* Exercise details
Your task is to give the data again, exactly, with every line intact.

* Data excerpt

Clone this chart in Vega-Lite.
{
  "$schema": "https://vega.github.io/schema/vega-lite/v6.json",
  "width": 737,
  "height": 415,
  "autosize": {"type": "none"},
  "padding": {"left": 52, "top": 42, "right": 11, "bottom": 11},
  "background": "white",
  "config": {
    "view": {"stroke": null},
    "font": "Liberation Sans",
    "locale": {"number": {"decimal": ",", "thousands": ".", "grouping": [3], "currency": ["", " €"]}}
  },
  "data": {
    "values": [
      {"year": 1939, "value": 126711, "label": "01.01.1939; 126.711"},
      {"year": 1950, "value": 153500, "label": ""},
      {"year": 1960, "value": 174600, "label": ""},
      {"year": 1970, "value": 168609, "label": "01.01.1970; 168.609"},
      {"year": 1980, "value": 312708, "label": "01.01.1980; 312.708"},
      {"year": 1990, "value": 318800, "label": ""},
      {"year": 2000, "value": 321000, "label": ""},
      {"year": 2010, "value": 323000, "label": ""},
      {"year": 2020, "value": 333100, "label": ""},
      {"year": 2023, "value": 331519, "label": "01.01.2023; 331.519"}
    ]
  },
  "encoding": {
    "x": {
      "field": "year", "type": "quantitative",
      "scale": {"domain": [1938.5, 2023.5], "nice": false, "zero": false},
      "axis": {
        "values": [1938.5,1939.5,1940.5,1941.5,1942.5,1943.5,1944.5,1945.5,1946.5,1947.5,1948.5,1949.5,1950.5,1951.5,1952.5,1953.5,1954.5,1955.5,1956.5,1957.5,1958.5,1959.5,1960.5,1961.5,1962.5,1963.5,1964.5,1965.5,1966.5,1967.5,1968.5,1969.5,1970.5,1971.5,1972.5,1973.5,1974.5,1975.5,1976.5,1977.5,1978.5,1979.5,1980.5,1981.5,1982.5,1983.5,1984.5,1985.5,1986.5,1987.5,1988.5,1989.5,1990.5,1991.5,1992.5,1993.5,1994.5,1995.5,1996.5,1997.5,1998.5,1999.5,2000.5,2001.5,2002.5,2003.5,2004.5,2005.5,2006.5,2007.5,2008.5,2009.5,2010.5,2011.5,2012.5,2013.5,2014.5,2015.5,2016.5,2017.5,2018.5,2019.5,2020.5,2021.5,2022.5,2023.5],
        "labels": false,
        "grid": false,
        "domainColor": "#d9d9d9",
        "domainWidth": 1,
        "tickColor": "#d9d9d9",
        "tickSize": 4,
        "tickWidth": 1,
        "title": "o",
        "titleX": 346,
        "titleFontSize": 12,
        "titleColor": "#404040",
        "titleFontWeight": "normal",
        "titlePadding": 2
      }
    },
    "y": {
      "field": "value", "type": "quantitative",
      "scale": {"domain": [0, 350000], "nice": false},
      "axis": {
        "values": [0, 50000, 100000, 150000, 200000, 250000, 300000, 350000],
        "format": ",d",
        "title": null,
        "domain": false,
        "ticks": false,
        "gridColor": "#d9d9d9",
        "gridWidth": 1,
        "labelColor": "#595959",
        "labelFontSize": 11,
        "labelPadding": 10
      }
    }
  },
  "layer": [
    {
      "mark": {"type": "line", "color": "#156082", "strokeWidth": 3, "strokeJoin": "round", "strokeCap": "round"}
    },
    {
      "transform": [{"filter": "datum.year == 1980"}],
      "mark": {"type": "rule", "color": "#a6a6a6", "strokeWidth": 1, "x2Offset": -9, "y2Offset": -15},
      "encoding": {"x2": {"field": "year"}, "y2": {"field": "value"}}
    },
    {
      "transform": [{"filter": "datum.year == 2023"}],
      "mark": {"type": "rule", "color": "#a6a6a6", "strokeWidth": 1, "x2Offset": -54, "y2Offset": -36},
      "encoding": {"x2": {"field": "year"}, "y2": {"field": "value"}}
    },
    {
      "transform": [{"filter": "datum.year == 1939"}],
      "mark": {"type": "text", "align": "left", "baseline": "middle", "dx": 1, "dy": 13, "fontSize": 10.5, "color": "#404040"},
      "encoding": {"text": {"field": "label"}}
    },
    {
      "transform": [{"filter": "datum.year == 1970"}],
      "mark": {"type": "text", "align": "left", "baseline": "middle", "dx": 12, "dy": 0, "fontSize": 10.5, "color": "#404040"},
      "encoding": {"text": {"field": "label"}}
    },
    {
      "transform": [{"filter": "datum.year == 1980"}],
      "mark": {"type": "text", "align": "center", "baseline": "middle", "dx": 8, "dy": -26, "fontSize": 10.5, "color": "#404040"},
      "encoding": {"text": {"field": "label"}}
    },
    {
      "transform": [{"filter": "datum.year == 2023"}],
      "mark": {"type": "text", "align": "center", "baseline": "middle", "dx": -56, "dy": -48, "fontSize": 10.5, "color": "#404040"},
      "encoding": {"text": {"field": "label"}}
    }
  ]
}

* Solution to this problem
Clone this chart in Vega-Lite.
{
  "$schema": "https://vega.github.io/schema/vega-lite/v6.json",
  "width": 737,
  "height": 415,
  "autosize": {"type": "none"},
  "padding": {"left": 52, "top": 42, "right": 11, "bottom": 11},
  "background": "white",
  "config": {
    "view": {"stroke": null},
    "font": "Liberation Sans",
    "locale": {"number": {"decimal": ",", "thousands": ".", "grouping": [3], "currency": ["", " €"]}}
  },
  "data": {
    "values": [
      {"year": 1939, "value": 126711, "label": "01.01.1939; 126.711"},
      {"year": 1950, "value": 153500, "label": ""},
      {"year": 1960, "value": 174600, "label": ""},
      {"year": 1970, "value": 168609, "label": "01.01.1970; 168.609"},
      {"year": 1980, "value": 312708, "label": "01.01.1980; 312.708"},
      {"year": 1990, "value": 318800, "label": ""},
      {"year": 2000, "value": 321000, "label": ""},
      {"year": 2010, "value": 323000, "label": ""},
      {"year": 2020, "value": 333100, "label": ""},
      {"year": 2023, "value": 331519, "label": "01.01.2023; 331.519"}
    ]
  },
  "encoding": {
    "x": {
      "field": "year", "type": "quantitative",
      "scale": {"domain": [1938.5, 2023.5], "nice": false, "zero": false},
      "axis": {
        "values": [1938.5,1939.5,1940.5,1941.5,1942.5,1943.5,1944.5,1945.5,1946.5,1947.5,1948.5,1949.5,1950.5,1951.5,1952.5,1953.5,1954.5,1955.5,1956.5,1957.5,1958.5,1959.5,1960.5,1961.5,1962.5,1963.5,1964.5,1965.5,1966.5,1967.5,1968.5,1969.5,1970.5,1971.5,1972.5,1973.5,1974.5,1975.5,1976.5,1977.5,1978.5,1979.5,1980.5,1981.5,1982.5,1983.5,1984.5,1985.5,1986.5,1987.5,1988.5,1989.5,1990.5,1991.5,1992.5,1993.5,1994.5,1995.5,1996.5,1997.5,1998.5,1999.5,2000.5,2001.5,2002.5,2003.5,2004.5,2005.5,2006.5,2007.5,2008.5,2009.5,2010.5,2011.5,2012.5,2013.5,2014.5,2015.5,2016.5,2017.5,2018.5,2019.5,2020.5,2021.5,2022.5,2023.5],
        "labels": false,
        "grid": false,
        "domainColor": "#d9d9d9",
        "domainWidth": 1,
        "tickColor": "#d9d9d9",
        "tickSize": 4,
        "tickWidth": 1,
        "title": "o",
        "titleX": 346,
        "titleFontSize": 12,
        "titleColor": "#404040",
        "titleFontWeight": "normal",
        "titlePadding": 2
      }
    },
    "y": {
      "field": "value", "type": "quantitative",
      "scale": {"domain": [0, 350000], "nice": false},
      "axis": {
        "values": [0, 50000, 100000, 150000, 200000, 250000, 300000, 350000],
        "format": ",d",
        "title": null,
        "domain": false,
        "ticks": false,
        "gridColor": "#d9d9d9",
        "gridWidth": 1,
        "labelColor": "#595959",
        "labelFontSize": 11,
        "labelPadding": 10
      }
    }
  },
  "layer": [
    {
      "mark": {"type": "line", "color": "#156082", "strokeWidth": 3, "strokeJoin": "round", "strokeCap": "round"}
    },
    {
      "transform": [{"filter": "datum.year == 1980"}],
      "mark": {"type": "rule", "color": "#a6a6a6", "strokeWidth": 1, "x2Offset": -9, "y2Offset": -15},
      "encoding": {"x2": {"field": "year"}, "y2": {"field": "value"}}
    },
    {
      "transform": [{"filter": "datum.year == 2023"}],
      "mark": {"type": "rule", "color": "#a6a6a6", "strokeWidth": 1, "x2Offset": -54, "y2Offset": -36},
      "encoding": {"x2": {"field": "year"}, "y2": {"field": "value"}}
    },
    {
      "transform": [{"filter": "datum.year == 1939"}],
      "mark": {"type": "text", "align": "left", "baseline": "middle", "dx": 1, "dy": 13, "fontSize": 10.5, "color": "#404040"},
      "encoding": {"text": {"field": "label"}}
    },
    {
      "transform": [{"filter": "datum.year == 1970"}],
      "mark": {"type": "text", "align": "left", "baseline": "middle", "dx": 12, "dy": 0, "fontSize": 10.5, "color": "#404040"},
      "encoding": {"text": {"field": "label"}}
    },
    {
      "transform": [{"filter": "datum.year == 1980"}],
      "mark": {"type": "text", "align": "center", "baseline": "middle", "dx": 8, "dy": -26, "fontSize": 10.5, "color": "#404040"},
      "encoding": {"text": {"field": "label"}}
    },
    {
      "transform": [{"filter": "datum.year == 2023"}],
      "mark": {"type": "text", "align": "center", "baseline": "middle", "dx": -56, "dy": -48, "fontSize": 10.5, "color": "#404040"},
      "encoding": {"text": {"field": "label"}}
    }
  ]
}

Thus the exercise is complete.